Just positive laws are therefore viewed as having “the power of binding in conscience.” This law has to be “ordered to the common” with the lawgiver not exceeding his authority and law’s burdens are imposed on the citizens fairly (Aquinas, 1993). This notion has been faulted by Austin who has argued that, in the case of an act whether beneficial or not is prohibited by the sovereign under the penalty of death, if I commit that act and say it was not consistent with the law of God I will still be punished. He says, “The Court of Justice will demonstrate the inconclusiveness of my reasoning by hanging me up, in pursuance of the law of which I have impugned the validity” (Austin, 1995). Despite Aquinas insisting that unjust law-law not consistent to natural law-should not be obeyed, he has warned that such a law can only be resisted if there is no much scandal or greater harm to such resistance (Aquinas, 1993). Consequently, softening the stand on the obedience of laws that may not be consistent to natural law. In the end therefore, the orders of the sovereign backed with the sanctions must be obeyed hence the display of law as an order of the sovereign.
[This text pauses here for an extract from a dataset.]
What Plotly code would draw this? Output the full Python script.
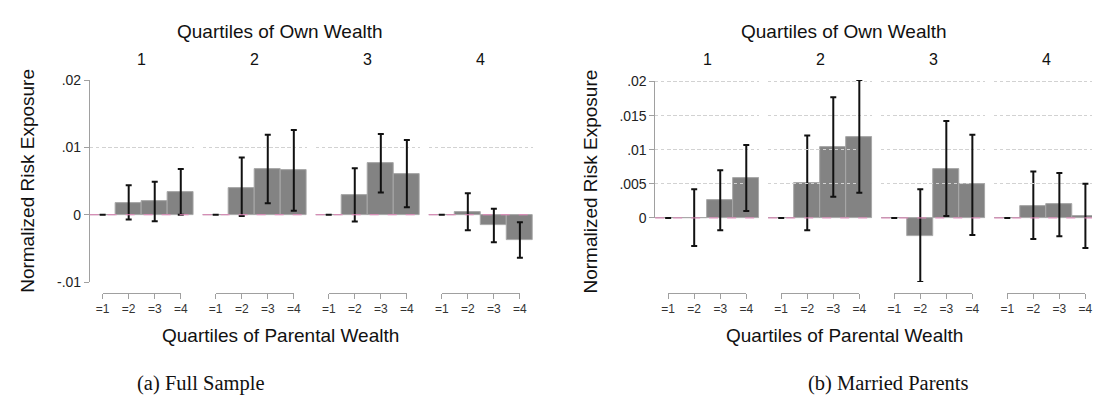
import plotly.graph_objects as go

# ---- data -------------------------------------------------------------
own_quartiles = ["1", "2", "3", "4"]
parent_labels = ["=1", "=2", "=3", "=4"]

# Full sample: coefficient and 95% CI per own-wealth quartile (rows)
full_coef = [[0, 0.0018, 0.0020, 0.0033],
             [0, 0.0040, 0.0068, 0.0066],
             [0, 0.0029, 0.0077, 0.0061],
             [0, 0.0004, -0.0016, -0.0037]]
full_lo = [[0, -0.0007, -0.00095, 0.0000],
           [0, -0.0002, 0.0017, 0.0006],
           [0, -0.0010, 0.0033, 0.0011],
           [0, -0.0023, -0.0041, -0.0064]]
full_hi = [[0, 0.0044, 0.0049, 0.0068],
           [0, 0.0085, 0.0119, 0.0126],
           [0, 0.0069, 0.0120, 0.0111],
           [0, 0.0032, 0.0009, -0.0011]]

# Married parents
married_coef = [[0, 0.0000, 0.0026, 0.0058],
                [0, 0.0051, 0.0104, 0.0119],
                [0, -0.0026, 0.0072, 0.0049],
                [0, 0.0018, 0.0020, 0.0002]]
married_lo = [[0, -0.0041, -0.0018, 0.0010],
              [0, -0.0018, 0.0031, 0.0037],
              [0, -0.0094, 0.0003, -0.0025],
              [0, -0.0031, -0.0027, -0.0044]]
married_hi = [[0, 0.0042, 0.0070, 0.0107],
              [0, 0.0121, 0.0177, 0.0202],
              [0, 0.0042, 0.0142, 0.0122],
              [0, 0.0068, 0.0066, 0.0050]]

full_ticks = [-0.01, 0, 0.01, 0.02]
full_ticktext = ["-.01", "0", ".01", ".02"]
married_ticks = [0, 0.005, 0.01, 0.015, 0.02]
married_ticktext = ["0", ".005", ".01", ".015", ".02"]

# ---- styling / geometry -------------------------------------------------
W, H = 1099, 417
TOP, BOT = 75, 285          # plot region (px from top)
PITCH, GW = 114.5, 105.5    # group spacing / group width (px)
BRACKET_Y = 296

BAR = "#838383"
BAR_EDGE = "#a8a8a8"
AXIS = "#a0a0a0"
GRID = "#d2d2d2"
ZERO = "#e386ba"
SANS = "Liberation Sans, Arial, sans-serif"
SERIF = "Liberation Serif, Times New Roman, serif"


def fx(p):
    return p / W


def fy(p):
    return 1 - p / H


def label(text, x, y, size, family=SANS, angle=0):
    return dict(text=text, xref="paper", yref="paper", x=fx(x), y=fy(y),
                xanchor="center", yanchor="middle", textangle=angle,
                showarrow=False,
                font=dict(family=family, size=size, color="#111111"))


panels = [
    dict(coef=full_coef, lo=full_lo, hi=full_hi, x0=83.7,
         yrange=(-0.01, 0.02), grid=[-0.01, 0.01],
         ticks=full_ticks, ticktext=full_ticktext,
         center=277, ytitle_x=20, caption="(a) Full Sample", cap_x=197),
    dict(coef=married_coef, lo=married_lo, hi=married_hi, x0=656.5,
         yrange=(-0.0094, 0.0202), grid=[0.005, 0.01, 0.015, 0.02],
         ticks=married_ticks, ticktext=married_ticktext,
         center=848, ytitle_x=591, caption="(b) Married Parents", cap_x=893),
]

fig = go.Figure()
layout = {}
shapes = []
annotations = []
ax = 0  # axis counter


def next_ax():
    global ax
    ax += 1
    return ax


for p in panels:
    ymin, ymax = p["yrange"]

    def ypix(v, ymin=ymin, ymax=ymax):
        return TOP + (ymax - v) * (BOT - TOP) / (ymax - ymin)

    # data y axis (carries the dotted grid)
    yd = next_ax()
    yd_name = "y" if yd == 1 else f"y{yd}"
    # label y axis (line spans only the labelled range)
    yl = next_ax()
    yl_name = f"y{yl}"

    first_x = None
    for g in range(4):
        start = p["x0"] + g * PITCH
        end = min(start + GW, W)
        xd = next_ax()
        xd_name = "x" if xd == 1 else f"x{xd}"
        if first_x is None:
            first_x = xd_name
        layout[f"xaxis{'' if xd == 1 else xd}"] = dict(
            domain=[fx(start), fx(end)], type="category",
            categoryorder="array", categoryarray=parent_labels,
            range=[-0.5, -0.5 + 4 * (end - start) / GW],
            anchor=yd_name, showline=False, showgrid=False, zeroline=False,
            ticks="", showticklabels=False, fixedrange=True)

        coef = p["coef"][g]
        lo = p["lo"][g]
        hi = p["hi"][g]
        fig.add_trace(go.Bar(
            x=parent_labels, y=coef, xaxis=xd_name, yaxis=yd_name,
            marker=dict(color=BAR, line=dict(color=BAR_EDGE, width=1)),
            error_y=dict(type="data", symmetric=False,
                         array=[h - c for h, c in zip(hi, coef)],
                         arrayminus=[c - l for c, l in zip(coef, lo)],
                         color="#111111", thickness=2, width=3),
            showlegend=False, hoverinfo="skip"))

        # bracket axis with the parental-wealth tick labels
        xb = next_ax()
        xb_name = f"x{xb}"
        layout[f"xaxis{xb}"] = dict(
            domain=[fx(start + GW / 8), fx(start + GW * 7 / 8)],
            range=[0, 3], tickvals=[0, 1, 2, 3], ticktext=parent_labels,
            anchor="free", position=fy(BRACKET_Y),
            showline=True, linecolor=AXIS, linewidth=1,
            ticks="outside", ticklen=5, tickcolor=AXIS, tickwidth=1,
            tickfont=dict(family=SANS, size=12, color="#333333"),
            showgrid=False, zeroline=False, fixedrange=True)
        fig.add_trace(go.Scatter(
            x=[0, 3], y=[0, 0], xaxis=xb_name, yaxis=yd_name,
            mode="markers", marker=dict(opacity=0), showlegend=False,
            hoverinfo="skip"))

        # dashed reference line at zero
        shapes.append(dict(
            type="line", xref=f"{xd_name} domain", x0=0, x1=1,
            yref=yd_name, y0=0, y1=0, layer="above",
            line=dict(color=ZERO, width=1, dash="dash")))

        annotations.append(label(own_quartiles[g], start + GW / 2, 54, 16))

    layout[f"yaxis{'' if yd == 1 else yd}"] = dict(
        domain=[fy(BOT), fy(TOP)], range=[ymin, ymax],
        tickvals=p["grid"], showticklabels=False, ticks="",
        showline=False, showgrid=True, gridcolor=GRID, griddash="dot",
        gridwidth=1, zeroline=False, anchor=first_x, fixedrange=True)

    lab_lo = min(p["ticks"])
    lab_hi = max(p["ticks"])
    layout[f"yaxis{yl}"] = dict(
        domain=[fy(ypix(lab_lo)), fy(ypix(lab_hi))], range=[lab_lo, lab_hi],
        tickvals=p["ticks"], ticktext=p["ticktext"],
        anchor="free", position=fx(p["x0"] - 0.7), side="left",
        showline=True, linecolor=AXIS, linewidth=1,
        ticks="outside", ticklen=5, tickcolor=AXIS, tickwidth=1,
        tickfont=dict(family=SANS, size=14, color="#222222"),
        showgrid=False, zeroline=False, fixedrange=True)
    fig.add_trace(go.Scatter(
        x=[parent_labels[0]], y=[lab_lo], xaxis=first_x, yaxis=yl_name,
        mode="markers", marker=dict(opacity=0), showlegend=False,
        hoverinfo="skip"))

    annotations += [
        label("Quartiles of Own Wealth", p["center"], 24, 19),
        label("Quartiles of Parental Wealth", p["center"], 341, 19),
        label("Normalized Risk Exposure", p["ytitle_x"], (TOP + BOT) / 2,
              19, angle=-90),
        label(p["caption"], p["cap_x"], 391, 20.5, family=SERIF),
    ]

fig.update_layout(
    width=W, height=H, margin=dict(l=0, r=0, t=0, b=0),
    paper_bgcolor="white", plot_bgcolor="rgba(0,0,0,0)",
    bargap=0, barmode="group", showlegend=False,
    shapes=shapes, annotations=annotations, **layout)

fig.write_html("out.html")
Law as an empowering agent
Lon Fuller has rejected the view of law as “one-way projection of authority” where the government or the sovereign gives orders and the citizens obey (Fuller, 1969). Fuller believed that this approach missed the need for cooperation and reciprocal obligations between officials and citizens for a legal system to work (Jules L. Coleman, 2010). To him, law is “the enterprise of subjecting human conduct to the governance of rules” (Fuller, 1969). Law therefore only helps in obtaining social goods that require coordination of many people hence not a one-way projection of authority (Finnis, 2000). The positivist law scholars agree therefore that what counts as law in any particular society is fundamentally a matter of social fact or convention (Jules L. Coleman, 2010). Subsequently, law emerges as a product of a deliberation between the government, citizens and legal norms agreed upon as such.
The proposition that law has to be obeyed based on the source has been rejected owing to the fact that this could still play to the Hobbesian contract theory. For instance Austin has argued that, the sovereign is a particular person, namely that individual who, as a matter of fact, happens to have secured the habit of obedience, but who herself is not in the habit of obeying anyone (Austin, 1995). This has been closely tied to the idea of practical authority[2] where commands are obeyed without assessing how good the reasons behind the command are in relation to the dictates of the command (Jules L. Coleman, 2010). The need for the evaluation of the content of the command has been given priority. In responding to the conceptualization of Sovereign as a person by Austin, Hart has observed that such an account fails to explain other salient features of law, namely the fact that legal rules remain valid or binding even after a sovereign dies or is otherwise disempowered, et al (Hart, 1994).
[...]
[1] For just and genuine law according to Aquinas four categorization of laws into eternal, natural, divine and positive (human) law.
[2] Is a person or institution whose directives provide individuals with a reason for acting (in compliance with those dictates).